Few things are more frustrating than attempting to get a solid internet connection. That full-strength signal seems to taunt you as it considers reaching optimum strength but never quite does or, (gasp!) the site where you watch funny cat videos takes 15 minutes to load.
Factor in staying in a RV at a campground in a place you’ve never been before and there’s a good chance there will be some hair pulling or choice language.
Keep it family-friendly by employing the tips and tricks below:
- Public Wi-Fi — Perhaps one of the easiest options is to choose a campground that offers free Wi-Fi to its guests. The only downside to this is that campground Wi-Fi isn’t always the most reliable or strongest and you’re sharing bandwidth with other campers. Don’t get me wrong, there are plenty of KOA campgrounds beefing up their Wi-Fi so you can live-stream your adventures on all 20 devices your family brought, but many campgrounds are still in the process of adapting.
- Simple fixes — If you’re having trouble getting the public Wi-Fi to run quickly, get closer to the signal transmitter.

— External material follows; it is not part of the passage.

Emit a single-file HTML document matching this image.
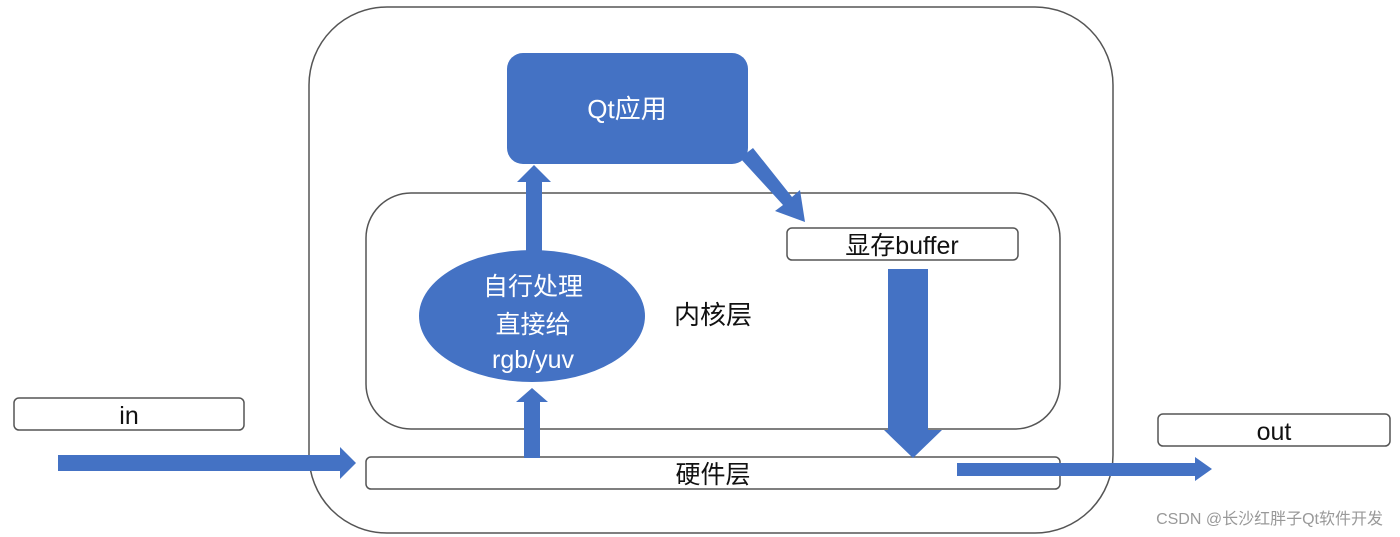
<!DOCTYPE html>
<html><head><meta charset="utf-8"><style>
html,body{margin:0;padding:0;background:#fff;}
svg{display:block;}
text{font-family:"Liberation Sans","Noto Sans CJK SC",sans-serif;}
</style></head><body>
<svg width="1400" height="537" viewBox="0 0 1400 537" xmlns="http://www.w3.org/2000/svg">
<rect x="309" y="7" width="804" height="526" rx="78" fill="none" stroke="#555" stroke-width="1.5"/>
<rect x="366" y="193" width="694" height="236" rx="45" fill="none" stroke="#555" stroke-width="1.5"/>
<rect x="507" y="53" width="241" height="111" rx="16" fill="#4472c4"/>
<text x="627" y="118" font-size="26" fill="#fff" text-anchor="middle">Qt应用</text>
<rect x="787" y="228" width="231" height="32" rx="5" fill="#fff" stroke="#555" stroke-width="1.5"/>
<text x="902" y="254" font-size="25" fill="#111" text-anchor="middle">显存buffer</text>
<rect x="1158" y="414" width="232" height="32" rx="5" fill="#fff" stroke="#555" stroke-width="1.5"/>
<text x="1274" y="440" font-size="25" fill="#111" text-anchor="middle">out</text>
<rect x="14" y="398" width="230" height="32" rx="5" fill="#fff" stroke="#555" stroke-width="1.5"/>
<text x="129" y="424" font-size="25" fill="#111" text-anchor="middle">in</text>
<rect x="366" y="457" width="694" height="32" rx="5" fill="#fff" stroke="#555" stroke-width="1.5"/>
<text x="713" y="483" font-size="25" fill="#111" text-anchor="middle">硬件层</text>
<text x="713" y="324" font-size="26" fill="#111" text-anchor="middle">内核层</text>
<ellipse cx="532" cy="316" rx="113" ry="66" fill="#4472c4"/>
<text x="533" y="295" font-size="25" fill="#fff" text-anchor="middle">自行处理</text>
<text x="533" y="333" font-size="25" fill="#fff" text-anchor="middle">直接给</text>
<text x="533" y="368" font-size="25" fill="#fff" text-anchor="middle">rgb/yuv</text>
<!-- arrows -->
<polygon points="58,455 340,455 340,447 356,463 340,479 340,471 58,471" fill="#4472c4"/>
<polygon points="524,458 524,402 516,402 532,388 548,402 540,402 540,458" fill="#4472c4"/>
<polygon points="526,254 526,182 517,182 534,165 551,182 542,182 542,254" fill="#4472c4"/>
<polygon points="740,158 753,148 792,197 800,190 805,222 775,211 783,205" fill="#4472c4"/>
<polygon points="888,269 928,269 928,430 942,430 913,458 884,430 888,430" fill="#4472c4"/>
<polygon points="957,463 1195,463 1195,457 1212,469 1195,481 1195,476 957,476" fill="#4472c4"/>
<text x="1383" y="524" font-size="16" fill="#999" text-anchor="end">CSDN @长沙红胖子Qt软件开发</text>
</svg>
</body></html>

This includes moving into the hypothetical line of sight between the signal receiver and transmitters to remove any chance of blockage from trees or other RVs. Speaking of RVs, get out of yours. RVs can block signals and dull your connection.
- Wi-Fi Range Extender and Signal Boosters — These can help provide a stronger connection, but only if the internet hotspot you’re trying to connect to is a decent network. If you’ve determined the network is decent (you can do this by moving closer to the signal and seeing if your device speeds up) then it is worth your time and money to invest in a Wi-Fi extender or booster. These may come in the form of routers, adapter, antennas and specially-built extenders. There are plenty of RV suppliers who create extenders and signals designed specifically for the RVer. The range in price from under $100 to nearly $1,000, so evaluate your needs before investing.
- Cellular Data — Cellular Data is easy to use and coverage extends to most places depending on which carrier you use. For example, Verizon, AT&T, T-Mobile and Sprint. You can check out their coverage maps online to decide which carrier will best meet your travel needs. With cellular you can access internet from any of your devices as long as they are in your carrier’s cellular signal range. Be sure to check your carrier’s policy for costs and data usage caps.
- Mobile Satellite Internet — This option is best for campers going off-grid and out of range into the wilderness. Cellular service is preferable, but when that’s not available, Satellite can get the job done, albeit slower, bulkier and more expensive. Satellite internet requires costly gear and set up at each stop, as well as monthly subscription costs. It’s important to know that Satellite TV and Satellite Internet are two different things and Satellite TV will be unable to connect you to the internet or be portable.
Use one of these options for your internet needs while you’re camping and hopefully you’ll never have to read, “No Internet Connection” on a webpage again.